Bewegten sich ganz bewusst in einer rechtlichen Grauzone und rechtfertigen das dann mit dem Allgemeinwohl und “unseren” kulturellen Werten. Mir konnte kein Kollege vollends akzeptabel erklären, wie das Verbot eines Kopftuchs auf Basis des kodifizierten Rechts juristisch-technisch zu rechtfertigen sei und meine Meinung, nun, die war schon bei Ausfertigung so eindeutig, dass ich mich vorsichtshalber zurückgehalten habe. Mit Ihren Worten: Ich vermochte meine Balken nicht mehr auszumachen, war einfach zu sauer auf das Machwerk.
Viel Politik mit einer zarten Prise GG ist an jüngeren Maßstäben gemessen in Sachen Legislative eher die Regel als eine Ausnahme, daran wird auch das Föderalismusreförmchen ganz sicher nichts ändern. Insofern ein Vergleich zwischen unserem Verfassungsrecht iRd Gesetzgebung mit der systematischen Qualitätskontrolle in einem Industriebetrieb statthaft ist, erinnert mich die Entwicklung an die zur Regel gewordenen Rückrufaktionen der weltweit so gerühmten deutschen Automobilhersteller: Laissez faire, ça passe ou ça casse.
@Köppnick
Stimme Ihnen zu, eine endgültige Trennung wird freilich nicht realisierbar sein, da aller vorhandenen Angriffsfläche zum Trotz jeder umfassende Vorstoß auf die Sachlage in letzter Konsequenz zum Angriff auf das Individuum mutieren würde. Es ist doch der “Glaube” als solches, man nenne es wie auch immer, um genau zu sein die individuelle Ausübung dessen, die unweigerlich mit in Frage gestellt würde. Vollständige und zwangsweise Ausblendung eines zentralen Aspekts der Persönlichkeit würde alles verfälschen, das kann keiner ernsthaft wollen, ist eine schlimme Vorstellung.
Jedoch, alle zurecht empfundene Sympathie für ehrenamtliche Helfer kann die institutionalisierte Verquickung von religiösen Organisationen mit staatlichen Aufgaben in keinem besseren Licht erscheinen lassen. Die ist selten selbstlos und edel, regelmäßig als Wirtschaftsunternehmen straff organisiert, im Extremfall international aufgestellt mit Milliardenumsatz auf eigenen Deckel.

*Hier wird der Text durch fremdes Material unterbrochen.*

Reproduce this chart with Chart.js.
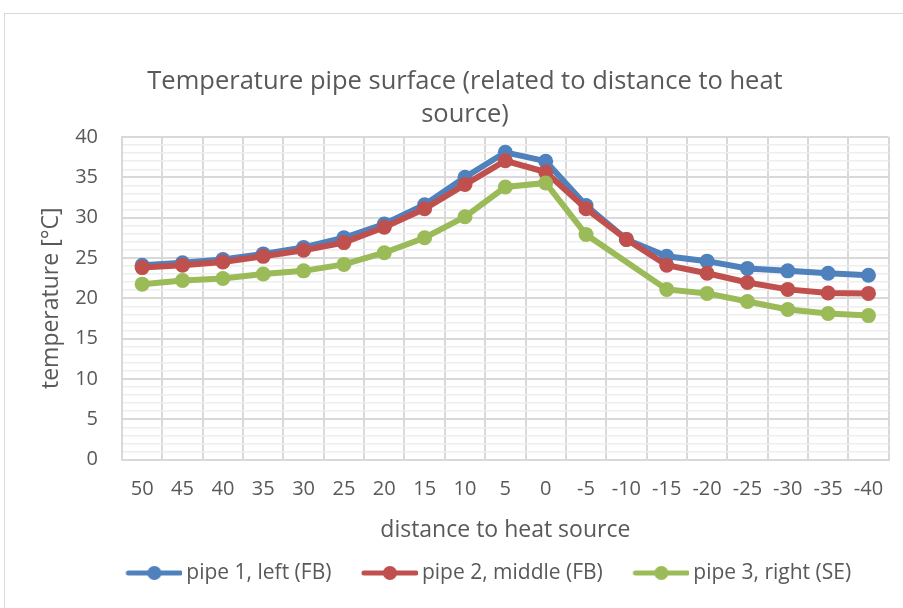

Nehmen wir als einfaches Beispiel ein großes Diakoniezentrum unweit von Nürnberg, gelegen im malerischen Neuendettelsau, welches seit geraumer Zeit und gewaltigem Aufwand zum modernen Health Care Zentrum ausgebaut wird, welches seit jeher durch örtlich zuständige Kirchenoberhäupter mit eiserner Hand regiert wird. In dieser strukturschwachen Region sind solche Institutionen bedeutende Arbeitgeber, sind für die Landbevölkerung unverzichtbar, der Oberchef, völlig überraschend kein erfahrener Manager sondern ein einfacher Pfarrer, und das Direktorium sind sich ihrer Machtposition wohl bewusst und machen schamlos von Ausnahmeregelungen (man ist ja bekennender Tendenzbetrieb) im deutschen Arbeitsrecht Gebrauch. Steitfragen zwischen Vordenkern werden genauso wie “unzureichende Einordnung” bei einfachen Angestellten ganz selbstverständlich mit der Kündigung quittiert. Halleluja! Selbst dann, wenn der Arbeitnehmer unbestritten gute Arbeit geleistet hat, auch wenn, und jetzt kommt der eigentliche Kick, knapp 80% der Institution unmittelbar vom Fiskus getragen werden!
Was also tun? Weshalb eine an sich schon bedenkliche Ausnahmeregelung im Arbeitnehmerschutz, für die schreibende Zunft vermutlich unverzichtbar, auf religiöse Betriebe anwendbar machen? Ab wann wird religiöse Betätigung zum Betrieb? Welche Freiheit oder wessen Recht soll durch die Regelung geschützt werden? Ausdruck von Machtstrukturen, vor langer Zeit etabliert, welche selbst in der Spezialliteratur als Rudiment behandelt werden, die von ihren Sachwaltern und deren einflussreicher Rechtsvertretung gehütet werden wie der sprichwörtliche Augapfel. Genau hier ist eine partielle Differenzierung realisierbar und m.E. unbedingt erforderlich, hier träfe man diese Strukturen genau dort, wo es wirklich zählt: Macht und Geld.